Is the economy driving you to revisit your transportation strategy?
How to keep products moving and control costs
In this post, we explore:
How the post-recession economy has shifted the logistics landscape, and what it means for companies impacted by the shipping industry
Two key components logistics managers must address to substantially cut transportation costs
Commonly overlooked process improvements – what companies know but aren’t doing
How to quickly implement improvements to maximize savings and increase return on investment
There’s no doubt about it: When it comes to transportation, economic fluctuations have made a huge impact. Within a decade, the logistics industry has done a 180 – from an overabundance of trucks and drivers vying for companies’ precious cargo by offering competitive pricing, to a smaller number of transportation companies hard pressed to meet their commitments despite considerable rate increases.
It’s a simple matter of supply and demand. The recession took its toll on the logistics industry, driving thousands of trucking companies out of business. Now that the economy is on the rebound, the gap left by these extinct carriers is tangible. With a significant shortage of both trucks and drivers, the market naturally answers to the highest bidder. How can you keep your products moving and still control your costs in this challenging scenario?
RATES ALONE WON’T CUT IT
With regards to transportation, substantial cost reduction incorporates two key components – Rate Reduction and Process Improvements. For many companies, emphasis has been placed primarily on rate reduction, which remains a key component. However, having the right logistics framework in place is just as, if not more effective in managing transportation costs.

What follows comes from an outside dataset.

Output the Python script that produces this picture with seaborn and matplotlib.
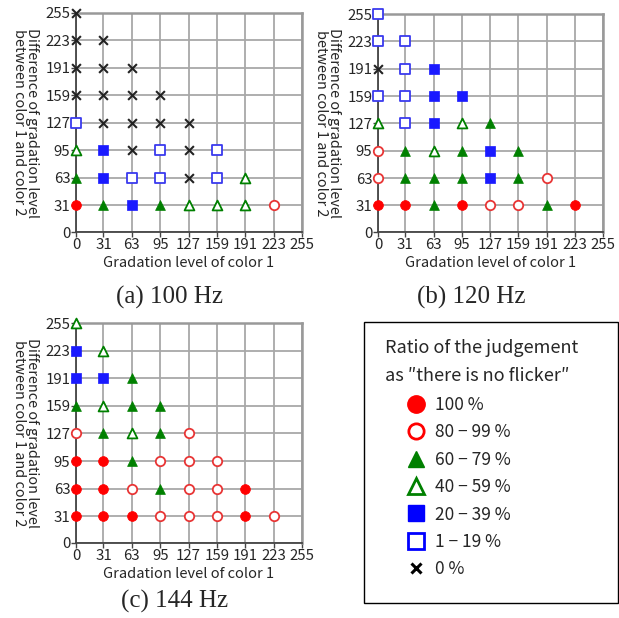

Even skilled rate negotiators who, in years past, expertly bargained for the best deals, aren’t able to produce the same results in the current environment. Today’s marketplace is conspiring against them, and carriers now undoubtedly have the upper hand. According to Forbes, private US trucking companies posted their fourth year of higher sales in 2013 with net margins averaging 6 percent, compared to 3 and 4 percent in recent years. In fact, the trucking industry’s outlook is so peachy and the driver shortage so severe, that drivers are being snatched from school before getting their certification, while trucking companies are resorting to incentives in order to lure enough drivers to keep their fleets on the road. So unless an organization is planning to launch their own trucking division, it might be time to start considering other viable ways to improve their shipping process besides just benchmarking freight rates.